Every mark, chip, stain on cupboards or carpets etc has to be registered on the aforementioned form. It’s imperative if you want to get your deposit back later and you do, as it’s usually the equivalent of two month’s rent. I had taken out the standard three year lease. You can relinquish it at any time but you have to give three months notice, as do the proprietors.

Max was due to drive back to Caen and get the ferry back at midnight; and we still had a van to unload.

Had I mentioned to him that my flat, with wonderful views to the north, of the Cathedral and to the south, of the golf course was actually on the third floor and no lift..?

Max, staggering under the first two boxes glanced at the beautiful winding dark wooden staircase with wrought iron balustrades and then at me. I dashed back into the van. The first two floors, below my flat, were occupied by a firm of lawyers. I expect they hear far worse language from irate clients, especially when they are in the throws of explaining a crime passionelle.


Max (aka Superman) waved goodbye just four hours later, promising to stop for copious cups of coffee and or take naps every two hours.

He was back at his desk in Sussex by 9 a.m. the next morning.

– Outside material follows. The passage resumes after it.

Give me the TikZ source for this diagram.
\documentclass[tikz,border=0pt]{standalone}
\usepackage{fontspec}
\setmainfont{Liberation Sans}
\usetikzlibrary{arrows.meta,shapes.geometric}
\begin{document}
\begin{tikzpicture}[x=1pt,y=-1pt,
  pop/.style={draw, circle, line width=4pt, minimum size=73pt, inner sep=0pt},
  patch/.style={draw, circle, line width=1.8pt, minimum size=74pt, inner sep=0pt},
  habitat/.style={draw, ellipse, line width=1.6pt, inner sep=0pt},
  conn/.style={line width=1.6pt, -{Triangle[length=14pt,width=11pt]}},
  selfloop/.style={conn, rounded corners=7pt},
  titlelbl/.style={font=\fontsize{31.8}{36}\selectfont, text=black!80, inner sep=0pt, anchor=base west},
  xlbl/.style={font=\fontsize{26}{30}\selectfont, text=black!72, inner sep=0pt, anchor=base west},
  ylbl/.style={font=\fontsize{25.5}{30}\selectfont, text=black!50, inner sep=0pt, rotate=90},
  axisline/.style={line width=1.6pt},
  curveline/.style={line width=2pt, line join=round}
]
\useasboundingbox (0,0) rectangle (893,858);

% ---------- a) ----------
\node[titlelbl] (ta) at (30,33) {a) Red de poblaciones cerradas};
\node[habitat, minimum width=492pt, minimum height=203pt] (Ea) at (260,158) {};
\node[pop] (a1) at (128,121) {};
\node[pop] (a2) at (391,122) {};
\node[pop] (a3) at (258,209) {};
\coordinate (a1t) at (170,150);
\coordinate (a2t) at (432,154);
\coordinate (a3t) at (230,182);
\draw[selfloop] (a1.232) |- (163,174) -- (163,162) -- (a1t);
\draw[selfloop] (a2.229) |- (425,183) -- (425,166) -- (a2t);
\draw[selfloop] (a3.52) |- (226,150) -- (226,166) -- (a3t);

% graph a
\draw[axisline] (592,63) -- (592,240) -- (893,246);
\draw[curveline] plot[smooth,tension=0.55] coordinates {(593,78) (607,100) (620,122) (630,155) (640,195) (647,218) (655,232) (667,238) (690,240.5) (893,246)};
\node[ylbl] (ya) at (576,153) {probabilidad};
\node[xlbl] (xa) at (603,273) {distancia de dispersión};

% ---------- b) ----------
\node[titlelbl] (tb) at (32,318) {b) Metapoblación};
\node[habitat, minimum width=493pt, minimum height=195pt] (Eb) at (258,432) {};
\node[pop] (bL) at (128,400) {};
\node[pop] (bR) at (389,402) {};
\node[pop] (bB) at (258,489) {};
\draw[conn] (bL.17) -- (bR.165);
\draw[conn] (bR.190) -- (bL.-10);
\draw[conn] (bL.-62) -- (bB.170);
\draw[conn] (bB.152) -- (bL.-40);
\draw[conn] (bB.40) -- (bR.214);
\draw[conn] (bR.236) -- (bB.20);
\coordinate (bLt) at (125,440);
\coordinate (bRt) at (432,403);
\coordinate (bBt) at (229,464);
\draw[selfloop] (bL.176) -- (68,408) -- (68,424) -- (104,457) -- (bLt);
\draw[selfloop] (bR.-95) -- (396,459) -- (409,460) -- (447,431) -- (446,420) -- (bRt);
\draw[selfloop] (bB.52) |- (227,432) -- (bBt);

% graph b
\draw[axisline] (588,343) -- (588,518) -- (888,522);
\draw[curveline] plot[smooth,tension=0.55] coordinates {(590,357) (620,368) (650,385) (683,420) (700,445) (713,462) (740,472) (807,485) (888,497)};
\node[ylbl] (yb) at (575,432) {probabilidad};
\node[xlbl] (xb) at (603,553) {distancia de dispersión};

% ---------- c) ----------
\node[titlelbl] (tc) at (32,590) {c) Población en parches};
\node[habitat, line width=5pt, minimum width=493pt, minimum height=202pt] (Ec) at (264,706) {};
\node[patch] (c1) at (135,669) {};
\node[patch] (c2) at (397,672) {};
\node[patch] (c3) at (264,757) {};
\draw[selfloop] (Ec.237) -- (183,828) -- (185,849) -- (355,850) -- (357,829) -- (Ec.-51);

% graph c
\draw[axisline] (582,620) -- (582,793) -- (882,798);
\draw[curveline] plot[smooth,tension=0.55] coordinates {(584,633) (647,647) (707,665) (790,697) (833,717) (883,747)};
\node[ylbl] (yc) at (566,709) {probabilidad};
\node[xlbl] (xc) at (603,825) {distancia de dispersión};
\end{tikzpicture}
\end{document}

8 a.m. here; I was barely awake when he phoned. I had spent my first night in my new flat in France on a borrowed single mattress on the floor. I kept waking up with the irresistible urge to open the shutters, just to check. Yep. One cathedral, one golf course. And something that sounded like a giant mosquito that flew past at regular intervals. Mopeds!

But as I was talking to an infuriatingly chirpy sounding Max on the phone, the delicious aroma of fresh brewed coffee wafted up from the floor below so I inched my door open a little just to hear ( although not understand at this stage) French voices in attempt to confirm my new status. This mingled with a heady aroma of aftershave…

“Helen, you still there?” Max asked. “What’s the weather like?” he was trying not to laugh.

“Hang on” I threw open the shutters, the ones at the front facing the cathedral just as the clock started its nine gongs.

“You won’t be needing a watch there, will you?” Max laughed this time. “Does it strike through the night?”

Max was enjoying himself. He could imagine the look of horror on my face as I contemplated such a thought. He knew I was a light sleeper.

And then I thought, surely not, I would have noticed when I awoke during the night. Then tiredness and paranoia took over.

“Well I did keep waking up…”

“Just the three years; your lease was it?”

In my mind I was already constructing sentences for…the cathedral clock…what time does it stop chiming? I knew the words in French for time and stop. It was a start.

Sensing I had gone too quiet, Max added, “I’m sure it stops during the night. So, tell me, the weather?

“It’s a beautiful day. Clear blues skies and everywhere looks so fresh and glistening.”

“So, you’re glad you’re there then?”

“Yes, thanks. Just exactly what I wanted; sounds, sights and smells worth getting out of bed for.”

“You know, anyone would think you were a writer.”

Before I could think of a suitable repost Max added “Gotta go. I should be in a meeting. Take care, have fun and don’t forget to write.”

As I heard the growing clatter of people arriving below, doors banging, phones ringing with the single elongated note similar to the UK engaged tone, I felt at home.

( Three years later, checking my diary for Vendredi 4 Juillet, I see I wrote: Feel like I was never meant to be anywhere else.)

Not, how I would be feeling six weeks later, on the evening of the long weekend of the 15th August. Just which number is it, for the police? Why on earth do they have different numbers for police, fire brigade and ambulance? 17 is the number for the police. Who knew I would need the French for breaking glass, burglars, motorbikes? Perhaps living above a lawyer’s office was a bad move.